Special Guests: Georgia Nolan, Past Texas State President, Chairperson NACW and Past President of Houston; Trinity United Methodist Church; Rae Bryant of the Houston Suffragists Project; Descendants of the Reverend Jack Yates and Members of Antioch Missionary Baptist Church

SPEAKERS

Opening by vocalist Sheryl Brady, Member of NACW

  • Brady researched music that was sung by the NACW members in the early part of the 20th century

Dr. Donald Williams recites the Emancipation Proclamation, General Order No. 3

  • Union General Gordon Granger and his troops traveled to Galveston, Texas to announce General Order No. 3 on June 19th, 1865.  Williams is a Texas historian, veteran, and THS board member who performs poetry for organizations

Welcome and Juneteenth Introduction by Martha Whiting-Goddard, great granddaughter of Jack Yates

  • Whiting-Goddard is a THS board member who helped relocate the 1870 Jack Yates House to Sam Houston Park, wrote our Black History Tour Program and headed our UNESCO historic house designation project

175th Anniversary of Trinity UMC Church by Anita Lee-Punch, TUMC Historian

  • Lee-Punch will be sharing how Trinity was formed in 1848 by enslaved men. It has been located at Live Oak and Holman streets in Third Ward since 1951.

B.H. Grimes of the Ancient Order of Pilgrims by Dr.

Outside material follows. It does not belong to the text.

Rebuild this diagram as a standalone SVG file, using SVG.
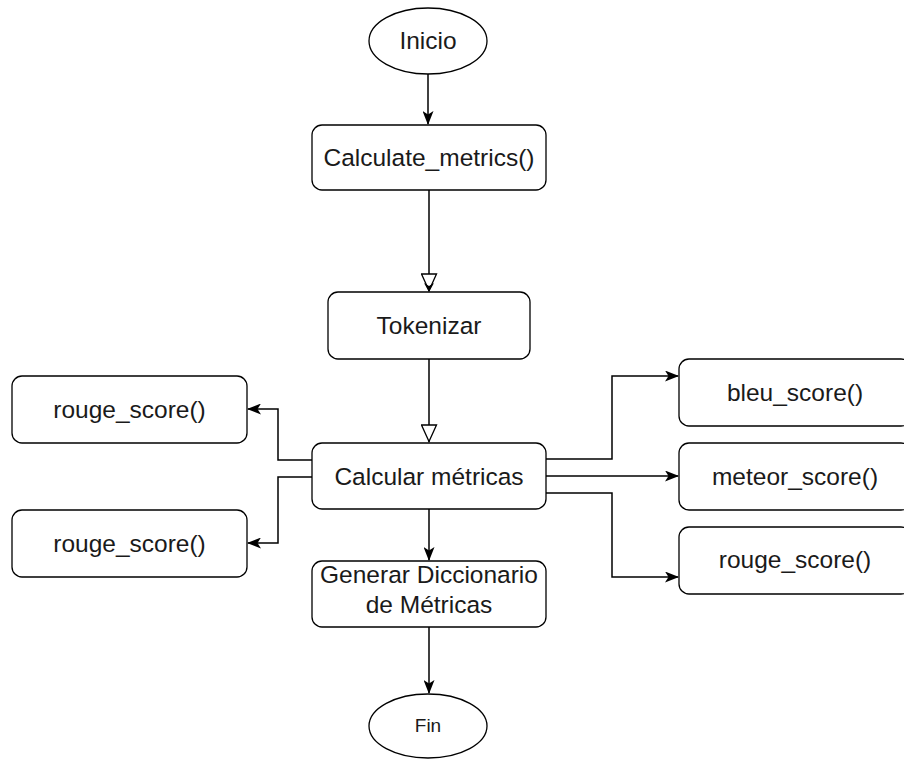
<svg xmlns="http://www.w3.org/2000/svg" width="904" height="760" viewBox="0 0 904 760">
<style>
.box{fill:#fff;stroke:#000;stroke-width:1.3}
.t{font-family:"Liberation Sans",Arial,sans-serif;font-size:24.5px;fill:#1a1a1a;text-anchor:middle}
.c{fill:none;stroke:#000;stroke-width:1.5}
</style>
<defs>
<marker id="arr" markerUnits="userSpaceOnUse" viewBox="0 0 14 11" refX="13" refY="5.5" markerWidth="14" markerHeight="11" orient="auto">
<path d="M0,0 L14,5.5 L0,11 L3.5,5.5 Z" fill="#000"/>
</marker>
<marker id="hol" markerUnits="userSpaceOnUse" viewBox="-1 -1 19 17" refX="17" refY="7.5" markerWidth="19" markerHeight="17" orient="auto">
<path d="M0,0 L16.5,7.5 L0,15 Z" fill="#fff" stroke="#000" stroke-width="1.3"/>
</marker>
</defs>
<rect width="904" height="760" fill="#fff"/>
<g id="connectors">
<path class="c" d="M428,74 V124" marker-end="url(#arr)"/>
<path class="c" d="M429,190 V291" marker-end="url(#hol)"/>
<path d="M424,283 L429,292 L434,283 L429,286 Z" fill="#000"/>
<path class="c" d="M429,359 V442" marker-end="url(#hol)"/>
<path class="c" d="M312,460 H278 V409 H248" marker-end="url(#arr)"/>
<path class="c" d="M312,477 H278 V543 H248" marker-end="url(#arr)"/>
<path class="c" d="M546,459 H612 V376 H678" marker-end="url(#arr)"/>
<path class="c" d="M546,476 H678" marker-end="url(#arr)"/>
<path class="c" d="M546,493 H612 V577 H678" marker-end="url(#arr)"/>
<path class="c" d="M429,509 V560" marker-end="url(#arr)"/>
<path class="c" d="M429,627 V693" marker-end="url(#arr)"/>
</g>
<g id="inicio">
<ellipse class="box" cx="428" cy="41" rx="59" ry="33"/>
<text class="t" x="428" y="49">Inicio</text>
</g>
<g id="calculate">
<rect class="box" x="312" y="125" width="234" height="65" rx="10"/>
<text class="t" x="429" y="166">Calculate_metrics()</text>
</g>
<g id="tokenizar">
<rect class="box" x="328" y="292" width="202" height="67" rx="10"/>
<text class="t" x="429" y="334">Tokenizar</text>
</g>
<g id="calcular">
<rect class="box" x="312" y="443" width="234" height="66" rx="10"/>
<text class="t" x="429" y="485">Calcular métricas</text>
</g>
<g id="generar">
<rect class="box" x="312" y="561" width="234" height="66" rx="10"/>
<text class="t" x="429" y="583">Generar Diccionario</text>
<text class="t" x="429" y="613">de Métricas</text>
</g>
<g id="fin">
<ellipse class="box" cx="428" cy="726" rx="59" ry="32"/>
<text class="t" x="428" y="732" style="font-size:19px">Fin</text>
</g>
<g id="rouge_left_top">
<rect class="box" x="12" y="376" width="235" height="67" rx="10"/>
<text class="t" x="129.5" y="418">rouge_score()</text>
</g>
<g id="rouge_left_bottom">
<rect class="box" x="12" y="510" width="235" height="67" rx="10"/>
<text class="t" x="129.5" y="552">rouge_score()</text>
</g>
<g id="bleu">
<rect class="box" x="679" y="359" width="232" height="67" rx="10"/>
<text class="t" x="795" y="401">bleu_score()</text>
</g>
<g id="meteor">
<rect class="box" x="679" y="443" width="232" height="67" rx="10"/>
<text class="t" x="795" y="485">meteor_score()</text>
</g>
<g id="rouge_right">
<rect class="box" x="679" y="527" width="232" height="67" rx="10"/>
<text class="t" x="795" y="568">rouge_score()</text>
</g>
</svg>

Kevin J. Williams, descendant of Buchanan H. Grimes

  • The Ancient Order of Pilgrims was established in Houston in 1882 to address economic issues faced by the city's African-American population during the difficult years following the period of Reconstruction.

The Pilgrim Temple Memorabilia Collection by Cheryle Cavitt, daughter of Roscoe A. Cavitt, the former Executive Secretary of National Negro Chamber of Commerce

  • In 1926 the fraternal organization of The Ancient Order of Pilgrims erected a headquarters building called the Pilgrim Temple. The structure is long-gone from the corner across from THS, but an historic marker for the organization has been placed in Sam Houston Park.

The Reverend Jack Yates House by Devaron Yates, descendant of Jack Yates

  • Yates, a preservationist, will share an architectural review of the 1870 Jack Yates House that was originally located at 1318 Andrews Street in Freedmen's Town and now in Sam Houston Park.  Reader’s Digest has named the house the most famous house in Texas for two years in a row.

The UNESCO Slave Route Project and Slavery Migration Studies by Summer Perritt of Rice University

  • Perritt will share segments of her dissertation on the migration of Black Americans to the U.S. South in the post-civil rights era and her primary research interests include Black southern identity, Black culture, slavery, and memory.

Video about Willie Blount, first graduate of a Texas law school

  • Very little was known about this female trailblazer until now.